EXERCISE DESCRIPTION: Retype nothing but the lines from the start of the material up to and including the line with "var posTextos = [[4.05, 414], [7.73, 448], [8.25, 200]];". Pictures don't belong in the copy.

RECORDED DATA:

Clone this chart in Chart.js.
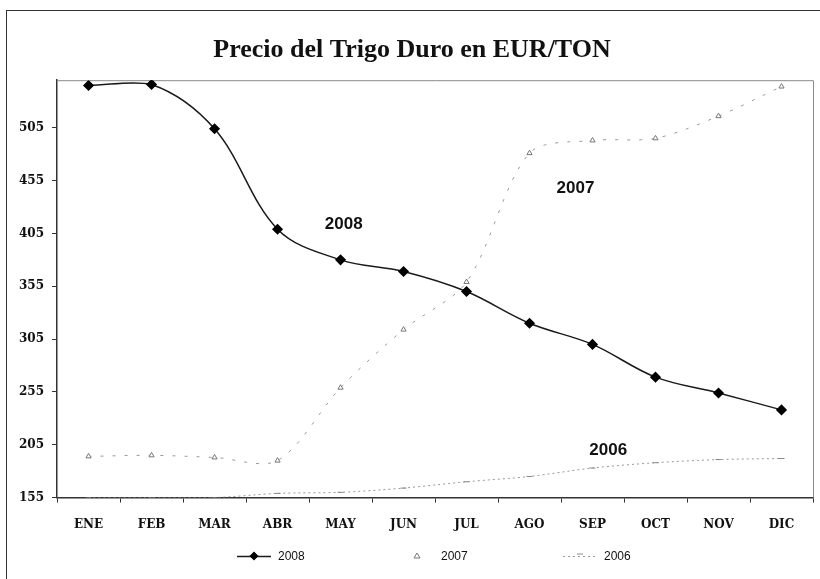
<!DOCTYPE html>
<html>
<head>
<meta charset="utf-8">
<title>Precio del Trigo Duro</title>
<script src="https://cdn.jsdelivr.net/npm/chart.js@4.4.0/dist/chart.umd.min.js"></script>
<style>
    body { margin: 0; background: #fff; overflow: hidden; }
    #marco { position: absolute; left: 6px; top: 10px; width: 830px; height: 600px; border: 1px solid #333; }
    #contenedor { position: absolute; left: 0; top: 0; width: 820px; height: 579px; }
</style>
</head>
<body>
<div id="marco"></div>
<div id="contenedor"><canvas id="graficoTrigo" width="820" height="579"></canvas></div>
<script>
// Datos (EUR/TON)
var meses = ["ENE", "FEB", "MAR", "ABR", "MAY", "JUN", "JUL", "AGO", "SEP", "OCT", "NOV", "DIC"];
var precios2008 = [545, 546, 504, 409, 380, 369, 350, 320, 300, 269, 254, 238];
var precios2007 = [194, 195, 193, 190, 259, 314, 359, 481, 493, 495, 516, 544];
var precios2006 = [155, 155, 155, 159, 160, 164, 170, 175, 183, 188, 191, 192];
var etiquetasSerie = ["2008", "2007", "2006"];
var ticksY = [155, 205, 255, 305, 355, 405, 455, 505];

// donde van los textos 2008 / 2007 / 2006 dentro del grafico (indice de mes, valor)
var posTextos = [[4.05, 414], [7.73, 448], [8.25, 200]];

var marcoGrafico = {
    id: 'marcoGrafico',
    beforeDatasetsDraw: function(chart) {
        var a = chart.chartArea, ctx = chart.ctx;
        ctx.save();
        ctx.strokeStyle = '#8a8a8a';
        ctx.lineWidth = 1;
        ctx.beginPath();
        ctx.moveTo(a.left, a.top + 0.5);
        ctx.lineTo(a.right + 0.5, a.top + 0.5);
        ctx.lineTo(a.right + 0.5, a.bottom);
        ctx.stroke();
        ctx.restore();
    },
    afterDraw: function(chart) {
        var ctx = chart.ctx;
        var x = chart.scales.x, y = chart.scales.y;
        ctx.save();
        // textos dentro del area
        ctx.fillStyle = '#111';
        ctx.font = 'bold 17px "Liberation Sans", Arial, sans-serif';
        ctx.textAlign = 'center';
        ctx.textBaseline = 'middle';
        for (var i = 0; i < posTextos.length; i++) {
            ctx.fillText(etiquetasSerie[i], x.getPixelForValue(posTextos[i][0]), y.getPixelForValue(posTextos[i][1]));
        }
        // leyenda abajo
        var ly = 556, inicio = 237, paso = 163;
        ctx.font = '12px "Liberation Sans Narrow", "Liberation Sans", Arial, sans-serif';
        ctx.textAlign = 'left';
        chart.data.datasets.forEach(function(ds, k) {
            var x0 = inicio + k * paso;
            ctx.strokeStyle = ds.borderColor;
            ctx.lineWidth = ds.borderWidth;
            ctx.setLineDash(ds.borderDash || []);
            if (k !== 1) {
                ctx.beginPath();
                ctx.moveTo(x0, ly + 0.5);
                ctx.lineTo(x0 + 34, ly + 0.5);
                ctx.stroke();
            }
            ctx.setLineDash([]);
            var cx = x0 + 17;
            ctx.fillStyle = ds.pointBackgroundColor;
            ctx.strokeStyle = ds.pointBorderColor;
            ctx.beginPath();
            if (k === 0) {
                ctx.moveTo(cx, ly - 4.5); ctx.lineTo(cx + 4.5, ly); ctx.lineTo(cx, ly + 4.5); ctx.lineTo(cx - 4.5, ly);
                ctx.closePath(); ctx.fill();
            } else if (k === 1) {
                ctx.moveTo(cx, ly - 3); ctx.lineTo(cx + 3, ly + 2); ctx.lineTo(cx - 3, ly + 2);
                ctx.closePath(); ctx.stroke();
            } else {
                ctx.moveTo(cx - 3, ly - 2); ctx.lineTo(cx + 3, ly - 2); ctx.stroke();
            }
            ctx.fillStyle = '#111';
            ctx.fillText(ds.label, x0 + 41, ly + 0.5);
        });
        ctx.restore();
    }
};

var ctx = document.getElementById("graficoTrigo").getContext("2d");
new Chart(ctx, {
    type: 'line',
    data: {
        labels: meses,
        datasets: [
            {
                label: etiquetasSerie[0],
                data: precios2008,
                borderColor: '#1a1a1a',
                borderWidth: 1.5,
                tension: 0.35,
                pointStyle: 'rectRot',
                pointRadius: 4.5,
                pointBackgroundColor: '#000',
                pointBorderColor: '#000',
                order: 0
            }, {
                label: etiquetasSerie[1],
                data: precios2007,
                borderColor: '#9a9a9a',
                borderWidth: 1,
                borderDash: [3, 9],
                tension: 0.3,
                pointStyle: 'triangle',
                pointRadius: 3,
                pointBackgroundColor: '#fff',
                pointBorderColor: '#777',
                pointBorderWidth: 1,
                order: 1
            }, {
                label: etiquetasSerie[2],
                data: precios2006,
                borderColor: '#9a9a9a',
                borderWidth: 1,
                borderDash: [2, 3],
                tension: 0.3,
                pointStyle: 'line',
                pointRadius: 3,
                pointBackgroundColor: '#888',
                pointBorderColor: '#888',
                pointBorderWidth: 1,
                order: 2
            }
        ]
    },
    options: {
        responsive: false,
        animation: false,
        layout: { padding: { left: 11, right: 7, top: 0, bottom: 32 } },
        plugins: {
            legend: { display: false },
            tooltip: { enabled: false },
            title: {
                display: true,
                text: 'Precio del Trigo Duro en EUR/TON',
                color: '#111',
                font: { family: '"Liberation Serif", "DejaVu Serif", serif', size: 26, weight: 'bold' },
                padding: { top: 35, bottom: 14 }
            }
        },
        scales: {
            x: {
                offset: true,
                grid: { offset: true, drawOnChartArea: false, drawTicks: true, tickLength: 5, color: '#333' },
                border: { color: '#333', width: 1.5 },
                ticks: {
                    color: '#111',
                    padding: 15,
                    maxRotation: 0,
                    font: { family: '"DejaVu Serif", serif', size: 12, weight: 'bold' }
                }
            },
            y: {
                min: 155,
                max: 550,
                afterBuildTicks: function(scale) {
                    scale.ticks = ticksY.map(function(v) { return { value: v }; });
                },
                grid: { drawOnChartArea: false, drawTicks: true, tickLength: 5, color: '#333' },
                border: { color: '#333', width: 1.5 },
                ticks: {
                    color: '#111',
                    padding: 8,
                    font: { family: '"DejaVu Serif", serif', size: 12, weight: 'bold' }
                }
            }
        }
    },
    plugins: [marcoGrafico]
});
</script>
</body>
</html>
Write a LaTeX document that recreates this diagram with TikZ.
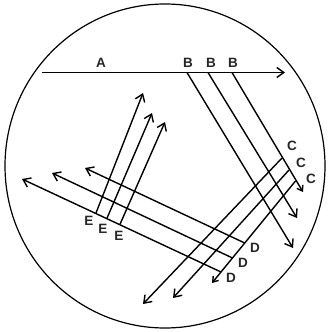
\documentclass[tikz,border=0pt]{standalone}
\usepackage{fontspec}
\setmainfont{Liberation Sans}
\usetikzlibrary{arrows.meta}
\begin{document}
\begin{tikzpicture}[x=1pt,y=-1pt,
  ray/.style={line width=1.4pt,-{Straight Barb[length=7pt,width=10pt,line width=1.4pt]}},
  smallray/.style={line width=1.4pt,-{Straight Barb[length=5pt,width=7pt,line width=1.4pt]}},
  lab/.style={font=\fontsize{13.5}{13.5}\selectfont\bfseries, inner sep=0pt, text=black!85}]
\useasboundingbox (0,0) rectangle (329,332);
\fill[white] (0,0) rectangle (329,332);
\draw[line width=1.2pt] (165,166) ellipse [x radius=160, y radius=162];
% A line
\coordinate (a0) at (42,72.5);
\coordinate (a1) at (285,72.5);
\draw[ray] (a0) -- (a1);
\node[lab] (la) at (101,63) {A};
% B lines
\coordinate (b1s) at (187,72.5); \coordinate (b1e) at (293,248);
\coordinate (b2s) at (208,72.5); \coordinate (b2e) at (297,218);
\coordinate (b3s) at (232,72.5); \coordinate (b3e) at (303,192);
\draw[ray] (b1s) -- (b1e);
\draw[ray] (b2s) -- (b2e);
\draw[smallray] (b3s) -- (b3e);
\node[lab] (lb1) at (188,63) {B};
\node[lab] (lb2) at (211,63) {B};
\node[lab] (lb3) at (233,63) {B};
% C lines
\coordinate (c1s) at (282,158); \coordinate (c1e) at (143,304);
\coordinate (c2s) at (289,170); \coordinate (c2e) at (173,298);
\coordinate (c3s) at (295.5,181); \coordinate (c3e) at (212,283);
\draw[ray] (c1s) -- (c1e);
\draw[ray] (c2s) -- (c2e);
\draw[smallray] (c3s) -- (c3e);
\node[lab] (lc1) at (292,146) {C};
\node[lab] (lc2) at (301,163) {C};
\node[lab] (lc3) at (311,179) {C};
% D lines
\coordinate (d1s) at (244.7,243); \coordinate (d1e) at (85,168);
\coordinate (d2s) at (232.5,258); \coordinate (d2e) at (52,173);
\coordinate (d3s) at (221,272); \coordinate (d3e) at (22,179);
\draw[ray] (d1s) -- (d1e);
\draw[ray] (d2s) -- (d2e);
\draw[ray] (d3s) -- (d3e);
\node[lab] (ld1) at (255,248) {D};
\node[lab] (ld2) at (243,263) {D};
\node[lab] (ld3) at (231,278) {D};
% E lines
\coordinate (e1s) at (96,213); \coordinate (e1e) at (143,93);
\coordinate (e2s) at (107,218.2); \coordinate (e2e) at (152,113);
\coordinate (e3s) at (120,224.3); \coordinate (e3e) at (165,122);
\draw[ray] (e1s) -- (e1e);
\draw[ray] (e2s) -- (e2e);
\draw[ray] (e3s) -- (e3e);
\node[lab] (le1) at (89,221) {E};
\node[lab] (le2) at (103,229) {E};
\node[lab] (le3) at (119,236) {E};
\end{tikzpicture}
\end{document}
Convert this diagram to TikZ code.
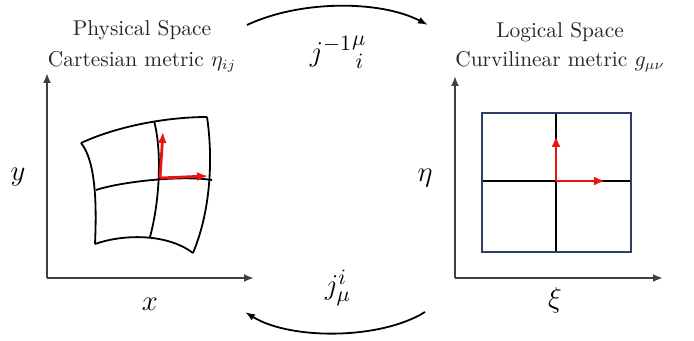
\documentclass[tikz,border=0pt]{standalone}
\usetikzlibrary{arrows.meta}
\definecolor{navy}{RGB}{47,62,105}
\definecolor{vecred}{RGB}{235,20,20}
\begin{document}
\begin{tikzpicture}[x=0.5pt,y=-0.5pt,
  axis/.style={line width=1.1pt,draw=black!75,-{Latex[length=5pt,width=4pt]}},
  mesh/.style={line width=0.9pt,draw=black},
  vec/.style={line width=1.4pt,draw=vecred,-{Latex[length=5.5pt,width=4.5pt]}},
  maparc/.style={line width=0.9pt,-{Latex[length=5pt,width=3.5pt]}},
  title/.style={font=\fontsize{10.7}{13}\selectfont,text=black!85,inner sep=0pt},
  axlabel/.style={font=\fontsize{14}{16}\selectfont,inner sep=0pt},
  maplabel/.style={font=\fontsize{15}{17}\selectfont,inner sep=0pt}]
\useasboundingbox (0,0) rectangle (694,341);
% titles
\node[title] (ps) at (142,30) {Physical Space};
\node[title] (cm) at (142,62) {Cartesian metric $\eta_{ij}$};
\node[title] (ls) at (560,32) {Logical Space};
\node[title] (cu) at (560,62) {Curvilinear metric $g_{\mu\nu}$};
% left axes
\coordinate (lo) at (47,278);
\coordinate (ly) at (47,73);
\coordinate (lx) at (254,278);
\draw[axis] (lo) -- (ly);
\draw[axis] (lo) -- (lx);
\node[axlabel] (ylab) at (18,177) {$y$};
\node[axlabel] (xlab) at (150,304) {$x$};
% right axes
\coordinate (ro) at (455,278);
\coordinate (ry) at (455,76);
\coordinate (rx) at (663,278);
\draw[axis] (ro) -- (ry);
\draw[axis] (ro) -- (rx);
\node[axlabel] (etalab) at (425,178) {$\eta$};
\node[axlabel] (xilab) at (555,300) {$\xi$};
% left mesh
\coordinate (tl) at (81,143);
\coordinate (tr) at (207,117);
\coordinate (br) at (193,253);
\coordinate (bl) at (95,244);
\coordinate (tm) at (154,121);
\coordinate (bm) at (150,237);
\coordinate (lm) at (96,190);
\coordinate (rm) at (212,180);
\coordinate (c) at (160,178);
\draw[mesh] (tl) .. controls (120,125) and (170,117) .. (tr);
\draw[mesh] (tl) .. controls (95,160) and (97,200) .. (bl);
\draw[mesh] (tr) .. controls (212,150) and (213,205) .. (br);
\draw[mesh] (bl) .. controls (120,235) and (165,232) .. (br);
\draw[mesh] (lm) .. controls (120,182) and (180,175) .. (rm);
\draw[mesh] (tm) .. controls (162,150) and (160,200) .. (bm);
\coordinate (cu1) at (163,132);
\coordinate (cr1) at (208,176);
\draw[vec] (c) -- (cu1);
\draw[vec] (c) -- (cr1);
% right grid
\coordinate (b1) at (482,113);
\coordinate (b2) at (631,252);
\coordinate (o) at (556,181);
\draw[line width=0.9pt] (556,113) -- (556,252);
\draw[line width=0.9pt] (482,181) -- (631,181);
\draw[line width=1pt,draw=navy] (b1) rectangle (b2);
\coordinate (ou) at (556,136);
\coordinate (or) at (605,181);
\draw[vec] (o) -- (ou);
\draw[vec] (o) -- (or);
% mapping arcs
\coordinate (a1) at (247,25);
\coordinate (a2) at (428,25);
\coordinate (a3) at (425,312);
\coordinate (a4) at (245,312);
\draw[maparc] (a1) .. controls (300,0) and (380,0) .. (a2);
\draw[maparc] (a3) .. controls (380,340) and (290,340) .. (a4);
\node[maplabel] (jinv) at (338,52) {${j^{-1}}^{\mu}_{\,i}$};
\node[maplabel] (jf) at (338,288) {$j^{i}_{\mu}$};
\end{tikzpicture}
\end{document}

SOLUTION:
Clone this chart in Chart.js.
<!DOCTYPE html>
<html>
<head>
<meta charset="utf-8">
<title>Precio del Trigo Duro</title>
<script src="https://cdn.jsdelivr.net/npm/chart.js@4.4.0/dist/chart.umd.min.js"></script>
<style>
    body { margin: 0; background: #fff; overflow: hidden; }
    #marco { position: absolute; left: 6px; top: 10px; width: 830px; height: 600px; border: 1px solid #333; }
    #contenedor { position: absolute; left: 0; top: 0; width: 820px; height: 579px; }
</style>
</head>
<body>
<div id="marco"></div>
<div id="contenedor"><canvas id="graficoTrigo" width="820" height="579"></canvas></div>
<script>
// Datos (EUR/TON)
var meses = ["ENE", "FEB", "MAR", "ABR", "MAY", "JUN", "JUL", "AGO", "SEP", "OCT", "NOV", "DIC"];
var precios2008 = [545, 546, 504, 409, 380, 369, 350, 320, 300, 269, 254, 238];
var precios2007 = [194, 195, 193, 190, 259, 314, 359, 481, 493, 495, 516, 544];
var precios2006 = [155, 155, 155, 159, 160, 164, 170, 175, 183, 188, 191, 192];
var etiquetasSerie = ["2008", "2007", "2006"];
var ticksY = [155, 205, 255, 305, 355, 405, 455, 505];

// donde van los textos 2008 / 2007 / 2006 dentro del grafico (indice de mes, valor)
var posTextos = [[4.05, 414], [7.73, 448], [8.25, 200]];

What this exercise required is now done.